Pemerintah Siapkan Insentif, Buntut dari Kenaikan Tinggi Pajak Hiburan
- Tangkapan Layar Youtube/PerekonomianRI
Media Bekasi – Implementasi tarif pajak untuk jasa hiburan, khususnya Pajak Barang dan Jasa Tertentu (PBJT) sebesar 40% hingga 75%, mendapat sorotan banyak. Untuk mengatasi hal tersebut, pemerintah berencana meluncurkan insentif fiskal.
Menurut Menteri Koordinator Bidang Perekonomian, Airlangga Hartarto, saat ini pemerintah tengah menyiapkan peluncuran insentif fiskal sesuai dengan Undang-Undang Nomor 1 Tahun 2022 tentang Hubungan Keuangan Pemerintah Pusat dan Pemerintah Daerah (UU HKPD).
Pada Pasal 101 UU HKPD dijelaskan bahwa pemerintah memberikan ruang kebijakan untuk memberikan insentif fiskal guna mendukung investasi dengan berbagai bentuk, seperti pengurangan, keringanan, pembebasan, atau penghapusan pajak, retribusi, dan/atau sanksi.
Airlangga menyatakan bahwa penerapan insentif fiskal akan disesuaikan dengan karakteristik wilayah, mempertimbangkan budaya dan penerapan syariat Islam di beberapa daerah seperti Aceh. Beberapa daerah masih dapat menerapkan tarif pajak yang ada, sementara daerah berbasis pariwisata dapat menetapkan tarif sesuai dengan yang berlaku sebelumnya.
Dalam Rapat Internal yang dipimpin langsung oleh Presiden Jokowi pada Jumat (19/1/2024), salah satu keputusan terkait Insentif Fiskal adalah memberikan insentif PPh Badan terhadap penyelenggara jasa hiburan.
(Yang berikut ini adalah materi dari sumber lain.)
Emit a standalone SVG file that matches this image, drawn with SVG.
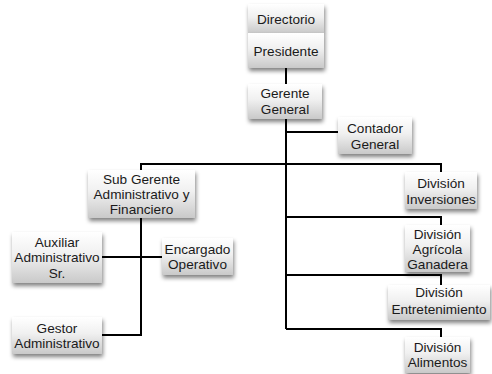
<svg xmlns="http://www.w3.org/2000/svg" width="492" height="374" viewBox="0 0 492 374">
<defs>
<linearGradient id="g" x1="0" y1="0" x2="0" y2="1">
<stop offset="0" stop-color="#ffffff"/>
<stop offset="0.45" stop-color="#f0f0f0"/>
<stop offset="1" stop-color="#c9c9c9"/>
</linearGradient>
<filter id="sh" x="-20%" y="-20%" width="150%" height="160%">
<feGaussianBlur in="SourceAlpha" stdDeviation="2"/>
<feOffset dx="1" dy="3" result="b"/>
<feComponentTransfer><feFuncA type="linear" slope="0.5"/></feComponentTransfer>
<feMerge><feMergeNode/><feMergeNode in="SourceGraphic"/></feMerge>
</filter>
</defs>
<style>
rect.n{fill:url(#g);filter:url(#sh);}
text{font-family:"Liberation Sans",Arial,sans-serif;font-size:13.6px;fill:#1a1a1a;text-anchor:middle;}
.c{stroke:#000;stroke-width:2;fill:none;}
</style>
<rect width="492" height="374" fill="#fff"/>
<g id="connectors" class="c">
<path d="M286 68V84"/>
<path d="M286 119V329"/>
<path d="M286 132H338"/>
<path d="M141 170V164H441V172"/>
<path d="M286 217H441V225"/>
<path d="M286 275H441V285"/>
<path d="M286 329H441V337"/>
<path d="M141 218V335H102"/>
<path d="M102 257H162"/>
</g>
<g id="directorio"><rect class="n" x="248" y="4" width="76" height="29"/><text x="286" y="23.5">Directorio</text></g>
<g id="presidente"><rect class="n" x="248" y="33" width="76" height="35"/><text x="286" y="55.5">Presidente</text></g>
<g id="gerente"><rect class="n" x="248" y="84" width="74" height="35"/><text x="285" y="98">Gerente</text><text x="285" y="113.5">General</text></g>
<g id="contador"><rect class="n" x="338" y="117" width="74" height="37"/><text x="375" y="133">Contador</text><text x="375" y="148.5">General</text></g>
<g id="subgerente"><rect class="n" x="88" y="170" width="107" height="48"/><text x="141.5" y="184">Sub Gerente</text><text x="141.5" y="199">Administrativo y</text><text x="141.5" y="214">Financiero</text></g>
<g id="inversiones"><rect class="n" x="405" y="172" width="72" height="37"/><text x="441" y="188">División</text><text x="441" y="203.5">Inversiones</text></g>
<g id="auxiliar"><rect class="n" x="12" y="232" width="90" height="51"/><text x="57" y="246.5">Auxiliar</text><text x="57" y="262">Administrativo</text><text x="57" y="277.5">Sr.</text></g>
<g id="encargado"><rect class="n" x="162" y="238" width="71" height="37"/><text x="197.5" y="253.5">Encargado</text><text x="197.5" y="268.5">Operativo</text></g>
<g id="gestor"><rect class="n" x="12" y="317" width="90" height="37"/><text x="57" y="332.5">Gestor</text><text x="57" y="348">Administrativo</text></g>
<g id="agricola"><rect class="n" x="405" y="225" width="65" height="47"/><text x="437.5" y="238.5">División</text><text x="437.5" y="254">Agrícola</text><text x="437.5" y="269">Ganadera</text></g>
<g id="entretenimiento"><rect class="n" x="388" y="285" width="102" height="35"/><text x="439" y="297">División</text><text x="439" y="313.5">Entretenimiento</text></g>
<g id="alimentos"><rect class="n" x="405" y="337" width="65" height="36"/><text x="437.5" y="351.5">División</text><text x="437.5" y="367">Alimentos</text></g>
</svg>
Untuk sektor pariwisata, insentif berupa pengurangan pajak dalam bentuk Ditanggung Pemerintah (DTP) sebesar 10% dari PPh Badan, sehingga PPh Badan yang semula 22% akan menjadi 12%.
Menko Airlangga menegaskan bahwa Pemerintah akan terus mendukung pengembangan sektor pariwisata di daerah dengan memberikan insentif fiskal berupa pengurangan PPh Badan melalui fasilitas pajak Ditanggung Pemerintah (DTP).
Terkait implementasinya, pemberian insentif fiskal dapat dilakukan oleh Kepala Daerah dengan pertimbangan untuk mendukung usaha mikro dan ultra mikro, serta mendukung program prioritas daerah atau nasional.
Penetapan insentif fiskal akan diatur oleh Peraturan Kepala Daerah (Perkada) dengan melibatkan DPRD. Dengan ketentuan Pasal 101 UU HKPD, Bupati/Walikota berhak menetapkan tarif lebih rendah dari 75% atau bahkan di bawah batas minimal 40%.